The Annual Review of Sociology is helmed by the editor or the co-editors. The editor is assisted by the editorial committee, which includes associate editors, regular members, and occasionally guest editors. Guest members participate at the invitation of the editor, and serve terms of one year. All other members of the editorial committee are appointed by the AR board of directors and serve five-year terms. The editorial committee determines which topics should be included in each volume and solicits reviews from qualified authors. Unsolicited manuscripts are not accepted. Peer review of accepted manuscripts is undertaken by the editorial committee.

===Editors of volumes===
Dates indicate publication years in which someone was credited as a lead editor or co-editor of a journal volume. The planning process for a volume begins well before the volume appears, so appointment to the position of lead editor generally occurred prior to the first year shown here.

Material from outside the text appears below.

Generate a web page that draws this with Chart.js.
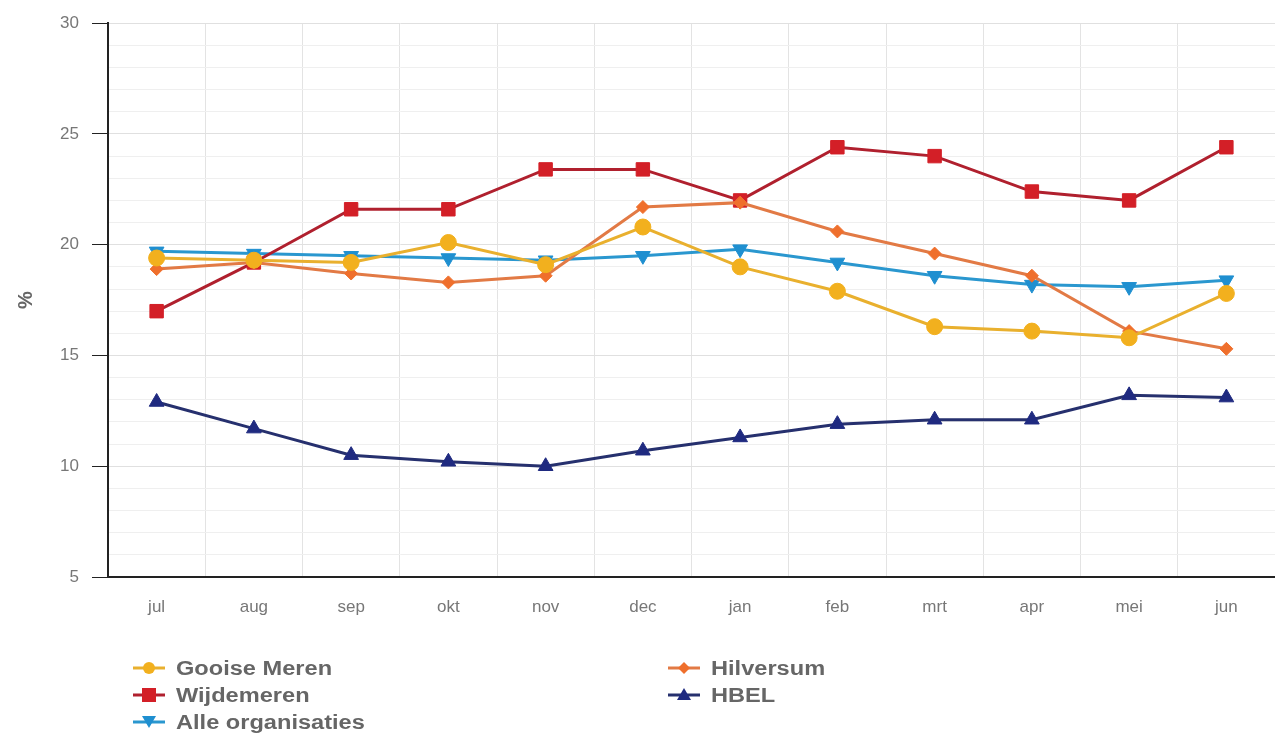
<!DOCTYPE html>
<html>
<head>
<meta charset="utf-8">
<script src="https://cdn.jsdelivr.net/npm/chart.js@4"></script>
<style>
    html, body { margin: 0; padding: 0; background: #fff; overflow: hidden; }
    #wrap { position: relative; width: 1275px; height: 736px; }
    #legend { position: absolute; left: 133px; top: 655px; width: 1100px; font-family: "Liberation Sans", Arial, sans-serif; font-weight: bold; font-size: 20px; color: #666; }
    .item { position: absolute; display: flex; align-items: center; height: 26px; white-space: nowrap; }
    .item svg { margin-right: 11px; }
    .item span { display: inline-block; transform: scaleX(1.18); transform-origin: left center; }
</style>
</head>
<body>
<div id="wrap">
    <canvas id="chart" width="1275" height="736"></canvas>
    <div id="legend"></div>
</div>
<script>
const months = ['jul', 'aug', 'sep', 'okt', 'nov', 'dec', 'jan', 'feb', 'mrt', 'apr', 'mei', 'jun'];

const gooiseMeren = [19.4, 19.3, 19.2, 20.1, 19.1, 20.8, 19.0, 17.9, 16.3, 16.1, 15.8, 17.8];
const hilversum = [18.9, 19.2, 18.7, 18.3, 18.6, 21.7, 21.9, 20.6, 19.6, 18.6, 16.1, 15.3];
const wijdemeren = [17.0, 19.2, 21.6, 21.6, 23.4, 23.4, 22.0, 24.4, 24.0, 22.4, 22.0, 24.4];
const hbel = [12.9, 11.7, 10.5, 10.2, 10.0, 10.7, 11.3, 11.9, 12.1, 12.1, 13.2, 13.1];
const alleOrganisaties = [19.7, 19.6, 19.5, 19.4, 19.3, 19.5, 19.8, 19.2, 18.6, 18.2, 18.1, 18.4];

const yMin = 5, yMax = 30, yMajorStep = 5;

// legend order matches the two-column layout (row by row)
const series = [
    { label: 'Gooise Meren', data: gooiseMeren, color: '#f2b01e', line: '#e9b02e', style: 'circle', radius: 8, rot: 0 },
    { label: 'Hilversum', data: hilversum, color: '#ef6f2c', line: '#e27a45', style: 'rectRot', radius: 6.5, rot: 0 },
    { label: 'Wijdemeren', data: wijdemeren, color: '#d31f27', line: '#b0202e', style: 'rect', radius: 9.5, rot: 0 },
    { label: 'HBEL', data: hbel, color: '#1f2a80', line: '#26306e', style: 'triangle', radius: 8.5, rot: 0 },
    { label: 'Alle organisaties', data: alleOrganisaties, color: '#1f8fd0', line: '#2a97cf', style: 'triangle', radius: 8.5, rot: 180 }
];

const FONT = '"Liberation Sans", Arial, sans-serif';

const chart = new Chart(document.getElementById('chart'), {
    type: 'line',
    data: {
        labels: months,
        datasets: series.map(s => ({
            label: s.label,
            data: s.data,
            borderColor: s.line,
            backgroundColor: s.color,
            borderWidth: 3,
            pointStyle: s.style,
            pointRadius: s.radius,
            pointRotation: s.rot,
            pointBackgroundColor: s.color,
            pointBorderColor: s.color,
            pointBorderWidth: 1,
            tension: 0,
            fill: false
        }))
    },
    options: {
        responsive: false,
        animation: false,
        layout: { autoPadding: false, padding: { top: 23, right: -3, bottom: 109, left: 0 } },
        plugins: {
            legend: { display: false },
            tooltip: { enabled: false }
        },
        scales: {
            x: {
                offset: true,
                grid: { offset: true, color: '#e3e3e3', lineWidth: 1, drawTicks: false },
                border: { display: true, color: '#222', width: 2 },
                ticks: { color: '#777', font: { family: FONT, size: 17 }, padding: 20 },
                afterFit: scale => { scale.height = 50; }
            },
            y: {
                min: yMin,
                max: yMax,
                grid: {
                    color: ctx => (ctx.tick && ctx.tick.value % yMajorStep === 0) ? '#e0e0e0' : '#efefef',
                    tickColor: ctx => (ctx.tick && ctx.tick.value % yMajorStep === 0) ? '#222' : 'rgba(0,0,0,0)',
                    tickLength: 16,
                    lineWidth: 1
                },
                border: { display: true, color: '#222', width: 2 },
                ticks: {
                    stepSize: 1,
                    autoSkip: false,
                    color: '#777',
                    padding: 13,
                    font: { family: FONT, size: 17 },
                    callback: v => (v % yMajorStep === 0 ? v : '')
                },
                title: { display: true, text: '%', color: '#666', font: { family: FONT, size: 20, weight: 'bold' }, padding: { top: 14, bottom: 0 } },
                afterFit: scale => { scale.width = 108; }
            }
        }
    }
});

// two-column legend built from the datasets
const legend = document.getElementById('legend');
const colX = [0, 535];
series.forEach((s, i) => {
    const div = document.createElement('div');
    div.className = 'item';
    div.style.left = colX[i % 2] + 'px';
    div.style.top = (Math.floor(i / 2) * 27) + 'px';
    let marker = '';
    const c = s.color;
    if (s.style === 'circle') marker = `<circle cx="16" cy="9" r="6" fill="${c}"/>`;
    else if (s.style === 'rect') marker = `<rect x="9" y="2" width="14" height="14" fill="${c}"/>`;
    else if (s.style === 'rectRot') marker = `<polygon points="16,3 22,9 16,15 10,9" fill="${c}"/>`;
    else if (s.rot === 180) marker = `<polygon points="9,3 23,3 16,15" fill="${c}"/>`;
    else marker = `<polygon points="16,2 23,14 9,14" fill="${c}"/>`;
    div.innerHTML = `<svg width="32" height="18"><line x1="0" y1="9" x2="32" y2="9" stroke="${s.line}" stroke-width="3"/>${marker}</svg><span>${s.label}</span>`;
    legend.appendChild(div);
});
</script>
</body>
</html>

An editor who has retired or died may be credited as a lead editor of a volume that they helped to plan, even if it is published after their retirement or death.

- Alex Inkeles (1975-1977; 1979-1980)
- Ralph H. Turner (1978; 1981-1986)
- William Richard Scott (1987-1991)
- Judith Blake (1992-1993)
- John L. Hagan (1994-1997)
- Hagan and Karen S. Cook (1998-2004)
- Cook and Douglas Massey (2005-2023)
- Massey and Mary C. Waters (August 2023-present).